Ancient 'Tumat' Puppy Recovered From Siberian Permafrost—Scientists Say Brain Is 'Well-Preserved'

After 12,400 years in the frozen soil of the Sakha Republic, a Siberian subject of the Russian Federation, a puppy has been thawed and bares its teeth for the first time since the Pleistocene.

The puppy, also known as the "Tumat Puppy" is suspected to be the remains of a pet from the time and was found alongside another about the same age. What distinguishes one from the other is the fact that the puppy in question has been found to have an extremely well-preserved brain, according to The Siberian Times. The two mummified canines were recovered from an area where humans are believed to have inhabited.

In fact, almost all the tissue from the puppy is in remarkable condition considering the age, and scientists have permafrost to thank for that. Permafrost is essentially moisture-heavy soil that is frozen year-around and sometimes doesn't thaw for thousands of years. These conditions are perfect for archaeology and paleontology because they can preserve organic matter strikingly well. A previous example of this is that of a 40,000-year-old mammoth recovered, and was said to have "oozed fresh blood," according to LiveScience, when pulled from the ground. The amount scientists can learn from ice mummies reveals intimate details about the life and death of our ancestors and animals that walked the earth in prehistoric times.

One of the researchers involved in researching the Pleistocene puppies is Hwang Woo-suk, a South Korean scientist interested in cloning animals recovered from permafrost, such as mammoths and now the ancient puppies.

Before the autopsy began, scientists carefully used combs to clean the dirt from the puppy to reveal the fur beneath the filth.

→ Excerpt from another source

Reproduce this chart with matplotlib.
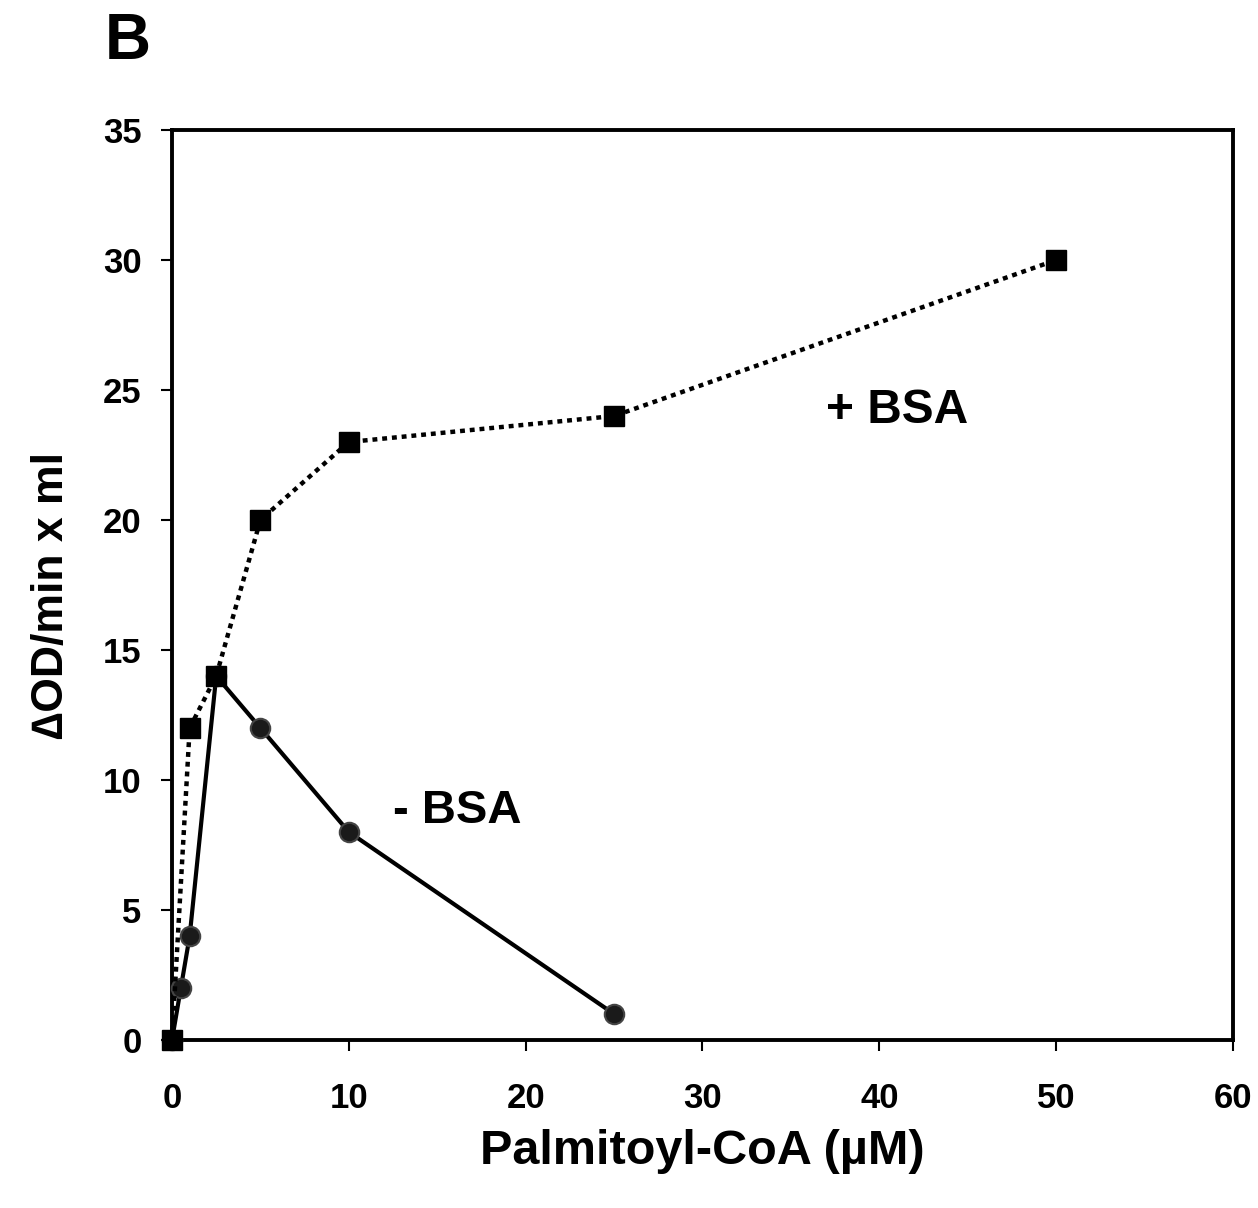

Russian expert Dr Pavel Nikolsky, a research fellow of the Geological Institute, Moscow, told The Siberian Times the following.
"The carcass is preserved really very well. And one of the most important things is that the brain is preserved. The degree of preservation is about 70 to 80%. We will be able to say more precisely after it is extracted. For now we can see it on MRI scans. Of course, it has dried out somewhat, but the both parencephalon, cerebellum and pituitary gland are visible. We can say that this is the first time we have obtained the brain of a Pleistocene canid."
Nikolsky added that the puppy is also the first predator brain recovered from the era.
"Professor Hwang Woo-suk was also satisfied with the degree of preservation. He was very exсited. We examined the carcass thoroughly, palpated the soft tissues, searching for the areas preserved best of all. As a result, he took the samples from the skin, muscles and ear cartilage."
Here comes the sad part for the puppy-lovers out there; The puppies are believed to have died in a landslide. It breaks the heart to imagine, but that's possibly how they wound up mummified in Siberian permafrost unobstructed by the appetites of other carnivores.

And to make matters worse, researchers have reason to believe that the puppy belonged to someone as a pet. Evidence of animal butchering and fire indicate that humans inhabited the site at some point in time. Perhaps the puppies were being raised to aid in hunting, but this has not been confirmed on account of the fact that research hasn't progressed to this stage.

DNA tests indicate that the puppy is that of a relatively modern dog rather than a wolf. Further tests are required to confirm this, considering that dogs and wolves were genetically quite similar at that time in history.

The autopsy can be viewed below and you can see how well-preserved the puppy is. The teeth and paws are the most striking characteristic of the mummy. Both attributes look remarkably healthy, as if the animal only recently died. The paws are large and indicate that if they had grown to adulthood, they may have been quite formidable in Pleistocene life.